Running a Revolution

BTS of the Climate Strike

Running a Revolution

Sammy Biglin, Staff Writer

September 20th, 2019 found City Hall far busier than usual. That was the day of the Philly Youth Climate Strike—the day that thousands of teens took to the streets to demand change in our environmental legislation and to fight for a better tomorrow.

Many believe that strikes just happen. Something gets posted on Instagram and people arrive in the streets, ready for political action. But in reality, there are so many moving parts in executing a strike. The Harriton Banner spoke to Harriton Junior Enya Xiang, a leader of the Philly Youth Climate Strike (PYCS) organization.

HB: Can you explain the planning and the process of the climate strike?

E: This time I mainly just did press stuff. For our first strike, it was just me and a couple teenagers, and we honestly had no idea what to do. We had to do all this official stuff, like sending out press releases and getting a demonstration permit from the local government of Philadelphia. And then a media advisory.

HB: What surprised you the most about the behind the scenes of the climate march?

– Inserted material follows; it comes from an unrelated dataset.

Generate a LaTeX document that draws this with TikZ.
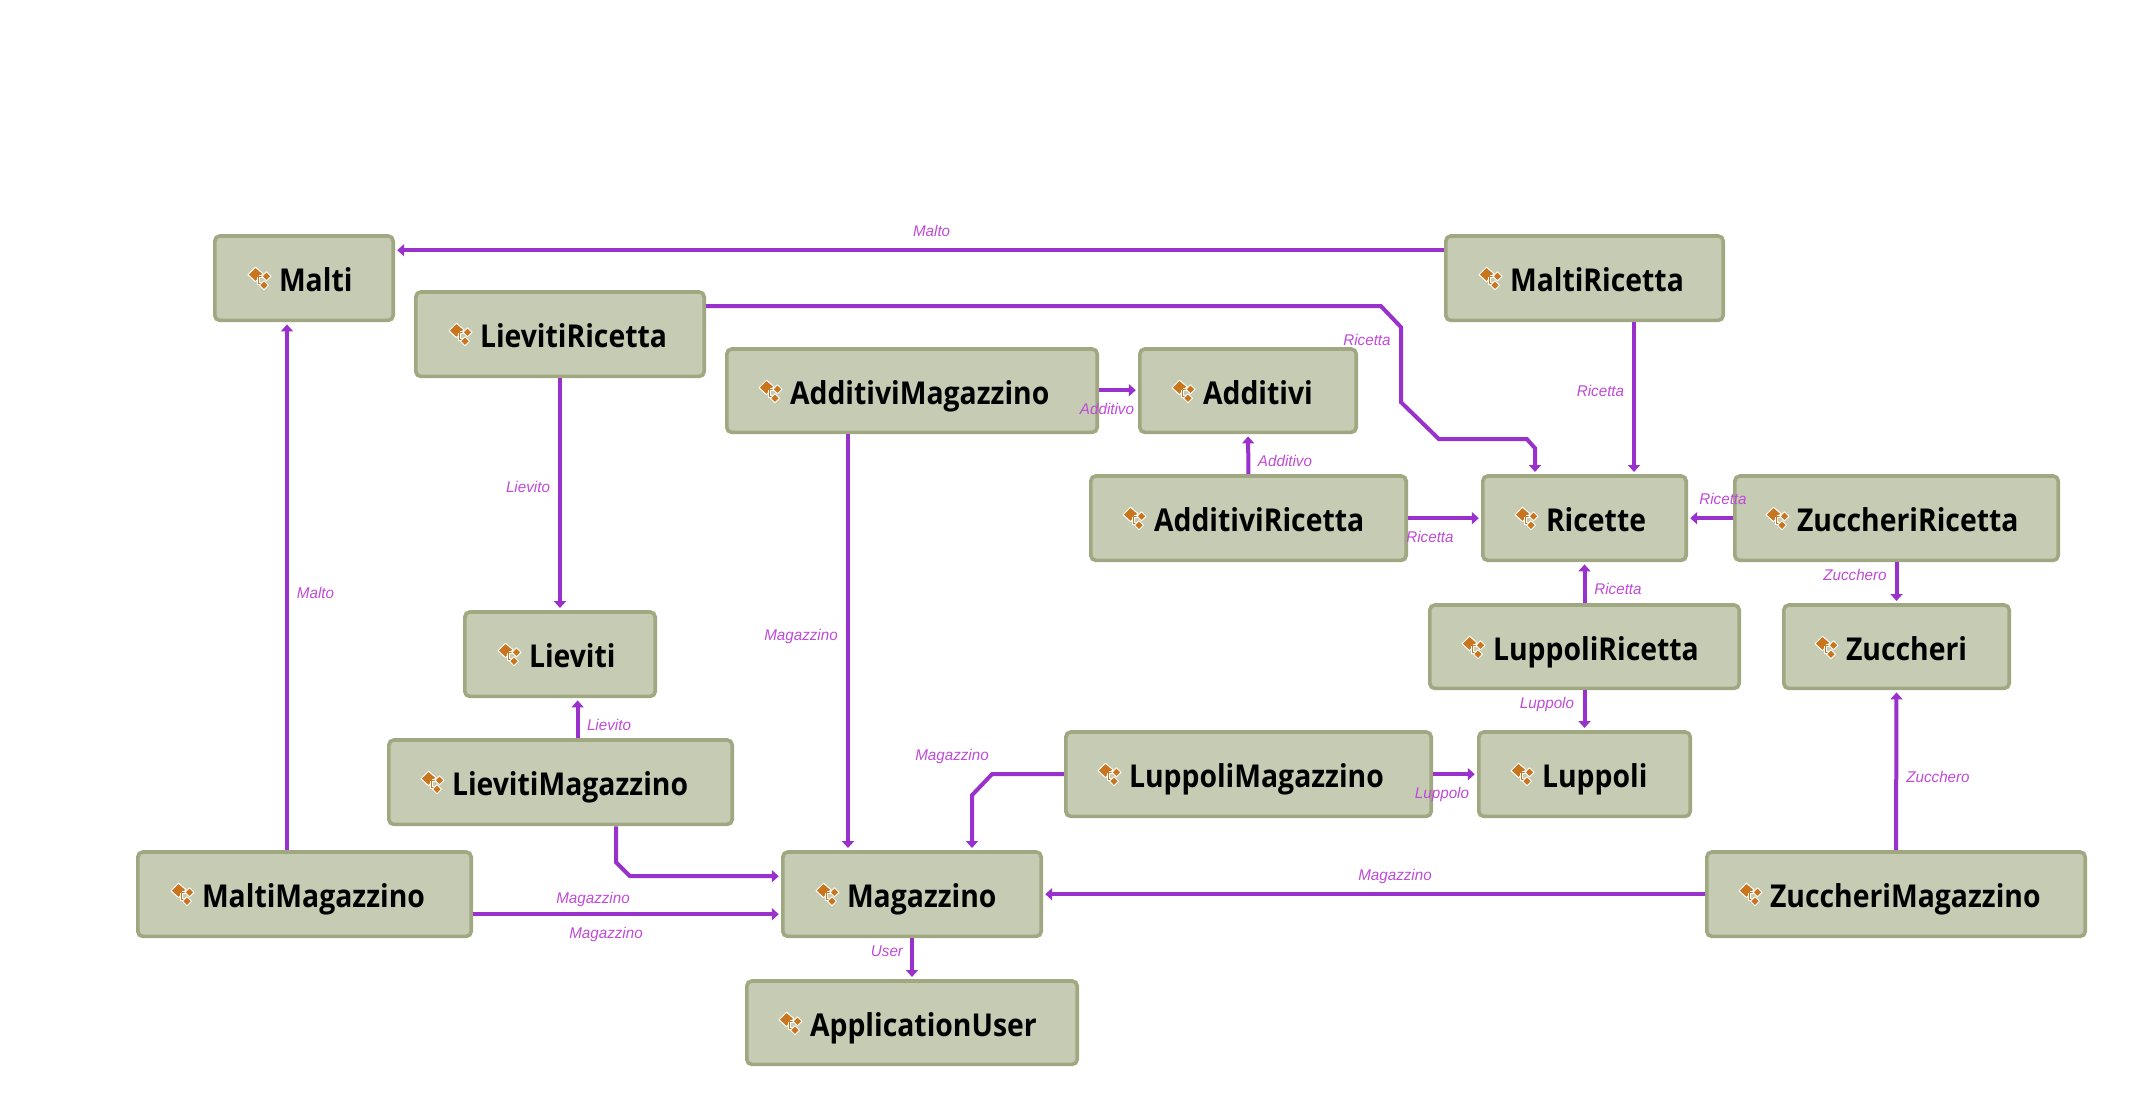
\documentclass[tikz,border=0pt]{standalone}
\usepackage{fontspec}
\usetikzlibrary{arrows.meta}
\setmainfont{Open Sans}
\newfontfamily\entfont[FakeStretch=0.9]{Open Sans Bold}
\newfontfamily\lblfont[FakeStretch=0.98]{Liberation Sans}
\definecolor{boxfill}{HTML}{C6CBB4}
\definecolor{boxline}{HTML}{A0A882}
\definecolor{conncol}{HTML}{9932CC}
\definecolor{lblcol}{HTML}{C04AD8}
\definecolor{iconcol}{HTML}{C8751E}
\tikzset{
  entbox/.style={draw=boxline,fill=boxfill,line width=3.6pt,rounded corners=5pt,outer sep=0pt,inner xsep=0pt,inner ysep=0pt,
    align=left,text height=33pt,text depth=6pt,text=black,font=\entfont\fontsize{31.5}{36}\selectfont},
  conn/.style={draw=conncol,line width=4pt,shorten <=2pt,shorten >=4pt,-{Triangle[length=7pt,width=12pt]}},
  lbl/.style={text=lblcol,inner sep=0pt,font=\lblfont\itshape\fontsize{15.5}{18}\selectfont},
  pics/enticon/.style={code={
    \draw[white,line width=1pt,fill=iconcol,line join=round] (7.5,0)--(15,6.5)--(7.5,14.5)--(0,7.5)--cycle;
    \draw[white,line width=2.8pt] (10.5,9)--(16,9) (10.5,10)--(10.5,16)--(15,16);
    \draw[iconcol,line width=1.1pt] (10.5,9)--(16,9) (10.5,10)--(10.5,16)--(15,16);
    \draw[white,line width=0.9pt,fill=iconcol,line join=round] (18.5,4.5)--(23,9.2)--(18.5,13.5)--(14,9.2)--cycle;
    \draw[white,line width=0.9pt,fill=iconcol,line join=round] (16,13.5)--(20.5,18)--(16,22.5)--(11.5,18)--cycle;
  }}
}
% #1 name, #2 x1, #3 y1, #4 x2, #5 y2, #6 text start x, #7 text
\newcommand\ent[7]{%
  \pgfmathsetmacro\entcx{(#2+#4)/2}\pgfmathsetmacro\entcy{(#3+#5)/2}%
  \pgfmathsetmacro\entw{#4-#2-3.6}\pgfmathsetmacro\enth{#5-#3-3.6}%
  \pgfmathsetmacro\entoff{#6-#2-2.8}%
  \pgfmathsetmacro\iconx{#6-32}\pgfmathsetmacro\icony{#3+33}%
  \node[entbox,text width=\entw pt,minimum width=\entw pt,minimum height=\enth pt] (#1) at (\entcx,\entcy) {\hspace*{\entoff pt}#7};
  \pic at (\iconx,\icony) {enticon};
}
\begin{document}
\begin{tikzpicture}[x=1pt,y=-1pt]
\useasboundingbox (0,0) rectangle (2151,1115);
\begin{scope}[yshift=-1.2pt]
\ent{Malti}{213}{233}{395}{321}{280}{Malti}
\ent{LievitiRicetta}{414}{289}{706}{377}{481}{LievitiRicetta}
\ent{AdditiviMagazzino}{725}{346}{1099}{433}{791}{AdditiviMagazzino}
\ent{Additivi}{1138}{346}{1358}{433}{1204}{Additivi}
\ent{AdditiviRicetta}{1089}{473}{1408}{561}{1155}{AdditiviRicetta}
\ent{MaltiRicetta}{1444}{233}{1725}{321}{1511}{MaltiRicetta}
\ent{Ricette}{1481}{473}{1688}{561}{1547}{Ricette}
\ent{ZuccheriRicetta}{1733}{473}{2060}{561}{1798}{ZuccheriRicetta}
\ent{LuppoliRicetta}{1428}{602}{1741}{689}{1494}{LuppoliRicetta}
\ent{Zuccheri}{1782}{602}{2011}{689}{1847}{Zuccheri}
\ent{Lieviti}{463}{609}{657}{697}{530}{Lieviti}
\ent{LievitiMagazzino}{387}{737}{734}{825}{453}{LievitiMagazzino}
\ent{MaltiMagazzino}{136}{849}{473}{937}{203}{MaltiMagazzino}
\ent{Magazzino}{781}{849}{1043}{937}{848}{Magazzino}
\ent{LuppoliMagazzino}{1064}{729}{1433}{817}{1130}{LuppoliMagazzino}
\ent{Luppoli}{1477}{729}{1692}{817}{1543}{Luppoli}
\ent{ZuccheriMagazzino}{1705}{849}{2087}{937}{1771}{ZuccheriMagazzino}
\ent{ApplicationUser}{745}{978}{1079}{1065}{811}{ApplicationUser}

\draw[conn] (MaltiRicetta.west|-0,249) -- (Malti.east|-0,249);
\draw[conn] (MaltiMagazzino.north-|287,0) -- (Malti.south-|287,0);
\coordinate (lr1) at (1381,305); \coordinate (lr2) at (1401,326); \coordinate (lr3) at (1401,401);
\coordinate (lr4) at (1439,438); \coordinate (lr5) at (1527,438); \coordinate (lr6) at (1535,447);
\draw[conn] (LievitiRicetta.east|-lr1) -- (lr1) -- (lr2) -- (lr3) -- (lr4) -- (lr5) -- (lr6) -- (Ricette.north-|lr6);
\draw[conn] (LievitiRicetta.south) -- (Lieviti.north);
\draw[conn] (AdditiviMagazzino.east|-0,389) -- (Additivi.west|-0,389);
\draw[conn] (AdditiviMagazzino.south-|848,0) -- (Magazzino.north-|848,0);
\draw[conn] (AdditiviRicetta.north) -- (Additivi.south);
\draw[conn] (AdditiviRicetta.east) -- (Ricette.west);
\draw[conn] (MaltiRicetta.south-|1634,0) -- (Ricette.north-|1634,0);
\draw[conn] (ZuccheriRicetta.west) -- (Ricette.east);
\draw[conn] (LuppoliRicetta.north) -- (Ricette.south-|LuppoliRicetta.north);
\draw[conn] (ZuccheriRicetta.south) -- (Zuccheri.north);
\draw[conn] (LuppoliRicetta.south) -- (Luppoli.north-|LuppoliRicetta.south);
\draw[conn] (ZuccheriMagazzino.north) -- (Zuccheri.south);
\draw[conn] (ZuccheriMagazzino.west) -- (Magazzino.east);
\draw[conn] (LuppoliMagazzino.east) -- (Luppoli.west);
\coordinate (lm1) at (992,773); \coordinate (lm2) at (972,794);
\draw[conn] (LuppoliMagazzino.west) -- (lm1) -- (lm2) -- (Magazzino.north-|lm2);
\draw[conn] (LievitiMagazzino.north-|577.6,0) -- (Lieviti.south-|577.6,0);
\coordinate (lv1) at (616,861); \coordinate (lv2) at (630,875);
\draw[conn] (LievitiMagazzino.south-|lv1) -- (lv1) -- (lv2) -- (Magazzino.west|-lv2);
\draw[conn] (MaltiMagazzino.east|-0,913) -- (Magazzino.west|-0,913);
\draw[conn] (Magazzino.south-|912,0) -- (ApplicationUser.north-|912,0);

\node[lbl] (l1) at (931.6,230) {Malto};
\node[lbl] (l2) at (315.5,592) {Malto};
\node[lbl] (l3) at (528,486) {Lievito};
\node[lbl] (l4) at (609,724) {Lievito};
\node[lbl] (l5) at (801,635) {Magazzino};
\node[lbl] (l6) at (1367,339) {Ricetta};
\node[lbl] (l7) at (1107,408) {Additivo};
\node[lbl] (l8) at (1285,460) {Additivo};
\node[lbl] (l9) at (1430,536) {Ricetta};
\node[lbl] (l10) at (1600.5,390) {Ricetta};
\node[lbl] (l11) at (1723,498) {Ricetta};
\node[lbl] (l12) at (1618,588) {Ricetta};
\node[lbl] (l13) at (1855,574) {Zucchero};
\node[lbl] (l14) at (1938,776) {Zucchero};
\node[lbl] (l15) at (1547,703) {Luppolo};
\node[lbl] (l16) at (1442,793) {Luppolo};
\node[lbl] (l17) at (952,755) {Magazzino};
\node[lbl] (l18) at (1395,875) {Magazzino};
\node[lbl] (l19) at (887,950) {User};
\node[lbl] (l20) at (593,898) {Magazzino};
\node[lbl] (l21) at (606,933) {Magazzino};
\end{scope}
\end{tikzpicture}
\end{document}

E: It was definitely a lot more work than I thought it would be. When you think of a strike, you think, “oh people just don’t go to school and then you meet somewhere.” But then there’s setting a place, figuring out publicity and planning everything out.

A lot of what I didn’t realize was activism was actually getting them to do something about the issues they care about.

For a lot of kids who go to Harriton, it’s a very academic school and they didn’t want to miss class. But we really do need their voices at the strike and having the forethought to miss one day or school to be able to save our planet is something some people don’t even consider.

HB: What are your favorite and least favorite aspects of carrying out a strike?

E: Well it’s a lot of email and sounding professional to adults, which is definitely not the fun part. Also, having to do climate strike stuff on top of your ordinary life is a lot. After I’m done with my homework it’s already late and then I have strike stuff and sometimes it’s really tiring.

It’s for a good cause though. My favorite part is meeting all the different types of people who care, and also working with adults who don’t look down on you, that are glad that you’re being active and standing up for this.

HB: You said the organization was started by a couple of teenagers. How did that really begin? How did you meet these people?

E: I do a program at the Penn Museum; it’s an internship type thing. There I met Sabirah, who goes to the academy of Colombo (we apparently went to the same kindergarten). She texted me one day and said, “do you want to help me plan this climate strike?”

Greta Thunberg at the time was a big thing in the news, so we felt inspired. I just agreed and she, three other people, and I planned the original strike back in March.

HB: What’s the “vibe” when you’re working on the strike now?

E: We have a weekly meeting over the phone or Skype, and the week before the strike we all meet in Philly. I consider the people both friends and people I work with. When you’re at work or at school you’re just doing academic stuff to get by, but there we all share this goal of helping and demanding the government to change things and that brings us closer.

 HB: What do you think is an important trait in an activist?

E: This is going to sound cliché, but I think being open minded because, well, we know we have a strong stance on climate change; that’s kind of what we do, and a lot of people disagree with this sort of severity. I have a friend that hates the Green New Deal and thinks that it’s the stupidest thing, and just being able to have a conversation about it was way better than a shouting match.

And along with being open minded, being determined, I guess. Knowing why you’re doing what you’re doing, for any kind of activism you do. When people who ask you why you do it, you need to be able to provide a concrete answer because it’s the reasoning behind what you do that helps change their mind.

HB: How would you recommend people get involved?

E: Anyone at Harriton can come to me if they’re interested. Most of our stuff, promoting our work is a LOT of social media. You can DM our account or email us, and we can give you materials.

HB: How can people outside of your organization get involved?           

E: Our organization is not focused on individual actions. We want a systematic change. But you can always change little things in your habit. I’m pescatarian [a person who does not eat meat but does eat fish], so that cuts down on emission just because meat produces a lot of emissions.

I take the bus and the train when I can, but what I think a lot of people don’t like about the environmental movement is that people target specific things, saying, “You shouldn’t use this or you should eat that, and get rid of your straws.” But that isn’t the biggest deal. Just making the green life that’s right for you is what matters.

HB: How can we contact you or the organization?

E: My email is [email protected] , the organization’s email is [email protected] and please follow us on Instagram at @climatestrikepa.

City Hall is usually a busy place: commuters coming to and from the office, children playing in the fountains or enjoying the green, and tourists buying street food and reading the plaques on the historic statues. But what Enya is doing creates a kind of busy that seems to have a a little more urgency.